First, Canada has the obligation to consolidate the pillar of the Canadian social contract, built on the reciprocal independence of state and religion, with tolerance toward both, by consolidating civic values.
Secondly, in a public debate between citizens and Canadian elites, there has to be a discussion to put an end to the double exploitation of politics and Islam. That is a crucial point. To do so, we have to encourage debate between Canadian elites and others elsewhere in the world, especially those of the Muslim world, regarding the importance of democratic values and the peaceful value of civic, liberal democracy, os opposed to getting embroiled in fundamentalist wars.
I will also point out that in the debate in Canada a distinction is not easily and readily made between terrorism, despotism, and authoritarianism. These three elements can feed into each other, and that is why they must be defined separately.
As to interpreting the ideologies at play, the understanding of Salafist jihadism is accurate. It is threatening, it is barbaric, and it is inhuman.
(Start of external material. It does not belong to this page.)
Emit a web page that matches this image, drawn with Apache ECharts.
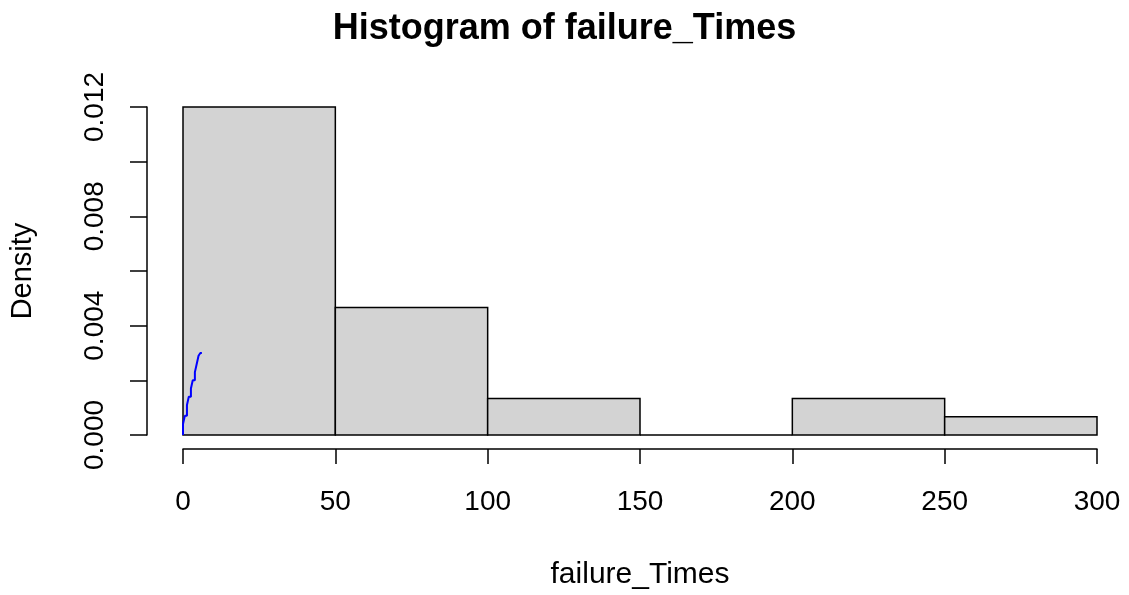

However, one must hope that Islam will tolerate another school of thought that will be more rooted in liberal democracy and modernity. On the legal front, perhaps we need to close any loopholes the terrorists may take advantage of in terms of human rights. We have to apply policies and possibly create observatories or more well-defined chairs on the issues of radicalization and deradicalization, and put an end to the legal uncertainty in Canadian culture with regard to the glorification of violence, exclusion and hate.
The terrorism practised by the Islamic State group, and the horrors of despotism which may be considered by Canada as a tactical, non-existential threat—and that is a debatable point—are an existential, strategic threat for the people of Iraq and the Levant. In that sense, Canada cannot remain impassive and not rise to the defence of the values of modernity.